* **What to do**
Every line of the material is to be quoted verbatim, minus the pictures.

* **Given information**
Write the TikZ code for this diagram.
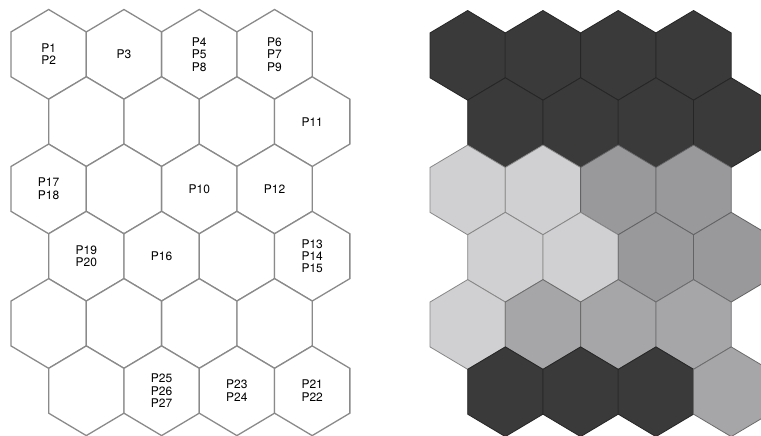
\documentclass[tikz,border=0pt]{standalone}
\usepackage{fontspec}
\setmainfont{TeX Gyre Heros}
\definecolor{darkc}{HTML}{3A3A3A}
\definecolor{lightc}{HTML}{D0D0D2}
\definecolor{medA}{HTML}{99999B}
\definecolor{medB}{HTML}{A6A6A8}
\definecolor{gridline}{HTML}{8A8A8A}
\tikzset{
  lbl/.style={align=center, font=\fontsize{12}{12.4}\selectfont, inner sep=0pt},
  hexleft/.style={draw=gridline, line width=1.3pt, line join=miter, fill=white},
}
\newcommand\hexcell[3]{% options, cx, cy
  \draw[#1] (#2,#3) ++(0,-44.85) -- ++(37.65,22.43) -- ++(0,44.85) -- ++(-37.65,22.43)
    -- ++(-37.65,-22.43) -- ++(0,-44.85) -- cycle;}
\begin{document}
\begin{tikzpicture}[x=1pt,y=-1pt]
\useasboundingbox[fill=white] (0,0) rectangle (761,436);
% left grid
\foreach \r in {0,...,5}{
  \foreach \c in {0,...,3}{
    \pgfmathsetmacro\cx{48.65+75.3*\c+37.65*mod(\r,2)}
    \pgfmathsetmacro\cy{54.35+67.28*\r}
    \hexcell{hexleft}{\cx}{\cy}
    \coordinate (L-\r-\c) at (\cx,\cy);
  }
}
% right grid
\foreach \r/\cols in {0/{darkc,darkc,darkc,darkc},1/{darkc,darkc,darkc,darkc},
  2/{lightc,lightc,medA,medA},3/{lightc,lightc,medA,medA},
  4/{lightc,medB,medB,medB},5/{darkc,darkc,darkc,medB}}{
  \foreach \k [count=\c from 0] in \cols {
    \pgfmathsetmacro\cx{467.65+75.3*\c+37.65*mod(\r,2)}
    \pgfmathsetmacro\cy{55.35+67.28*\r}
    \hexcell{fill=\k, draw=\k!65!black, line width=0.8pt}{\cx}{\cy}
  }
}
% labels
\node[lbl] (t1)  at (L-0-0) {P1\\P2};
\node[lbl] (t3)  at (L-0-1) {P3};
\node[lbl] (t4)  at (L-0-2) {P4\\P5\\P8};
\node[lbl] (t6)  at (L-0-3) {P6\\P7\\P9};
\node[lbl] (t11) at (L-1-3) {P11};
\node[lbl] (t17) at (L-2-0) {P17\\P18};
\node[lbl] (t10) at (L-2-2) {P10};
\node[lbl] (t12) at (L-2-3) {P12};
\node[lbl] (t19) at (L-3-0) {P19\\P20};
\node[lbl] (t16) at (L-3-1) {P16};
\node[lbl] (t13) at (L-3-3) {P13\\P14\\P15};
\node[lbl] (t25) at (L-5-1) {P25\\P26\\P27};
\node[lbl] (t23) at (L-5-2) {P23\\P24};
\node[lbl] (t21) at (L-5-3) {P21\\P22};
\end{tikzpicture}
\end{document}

* **Exercise output**
Write the TikZ code for this diagram.
\documentclass[tikz,border=0pt]{standalone}
\usepackage{fontspec}
\setmainfont{TeX Gyre Heros}
\definecolor{darkc}{HTML}{3A3A3A}
\definecolor{lightc}{HTML}{D0D0D2}
\definecolor{medA}{HTML}{99999B}
\definecolor{medB}{HTML}{A6A6A8}
\definecolor{gridline}{HTML}{8A8A8A}
\tikzset{
  lbl/.style={align=center, font=\fontsize{12}{12.4}\selectfont, inner sep=0pt},
  hexleft/.style={draw=gridline, line width=1.3pt, line join=miter, fill=white},
}
\newcommand\hexcell[3]{% options, cx, cy
  \draw[#1] (#2,#3) ++(0,-44.85) -- ++(37.65,22.43) -- ++(0,44.85) -- ++(-37.65,22.43)
    -- ++(-37.65,-22.43) -- ++(0,-44.85) -- cycle;}
\begin{document}
\begin{tikzpicture}[x=1pt,y=-1pt]
\useasboundingbox[fill=white] (0,0) rectangle (761,436);
% left grid
\foreach \r in {0,...,5}{
  \foreach \c in {0,...,3}{
    \pgfmathsetmacro\cx{48.65+75.3*\c+37.65*mod(\r,2)}
    \pgfmathsetmacro\cy{54.35+67.28*\r}
    \hexcell{hexleft}{\cx}{\cy}
    \coordinate (L-\r-\c) at (\cx,\cy);
  }
}
% right grid
\foreach \r/\cols in {0/{darkc,darkc,darkc,darkc},1/{darkc,darkc,darkc,darkc},
  2/{lightc,lightc,medA,medA},3/{lightc,lightc,medA,medA},
  4/{lightc,medB,medB,medB},5/{darkc,darkc,darkc,medB}}{
  \foreach \k [count=\c from 0] in \cols {
    \pgfmathsetmacro\cx{467.65+75.3*\c+37.65*mod(\r,2)}
    \pgfmathsetmacro\cy{55.35+67.28*\r}
    \hexcell{fill=\k, draw=\k!65!black, line width=0.8pt}{\cx}{\cy}
  }
}
% labels
\node[lbl] (t1)  at (L-0-0) {P1\\P2};
\node[lbl] (t3)  at (L-0-1) {P3};
\node[lbl] (t4)  at (L-0-2) {P4\\P5\\P8};
\node[lbl] (t6)  at (L-0-3) {P6\\P7\\P9};
\node[lbl] (t11) at (L-1-3) {P11};
\node[lbl] (t17) at (L-2-0) {P17\\P18};
\node[lbl] (t10) at (L-2-2) {P10};
\node[lbl] (t12) at (L-2-3) {P12};
\node[lbl] (t19) at (L-3-0) {P19\\P20};
\node[lbl] (t16) at (L-3-1) {P16};
\node[lbl] (t13) at (L-3-3) {P13\\P14\\P15};
\node[lbl] (t25) at (L-5-1) {P25\\P26\\P27};
\node[lbl] (t23) at (L-5-2) {P23\\P24};
\node[lbl] (t21) at (L-5-3) {P21\\P22};
\end{tikzpicture}
\end{document}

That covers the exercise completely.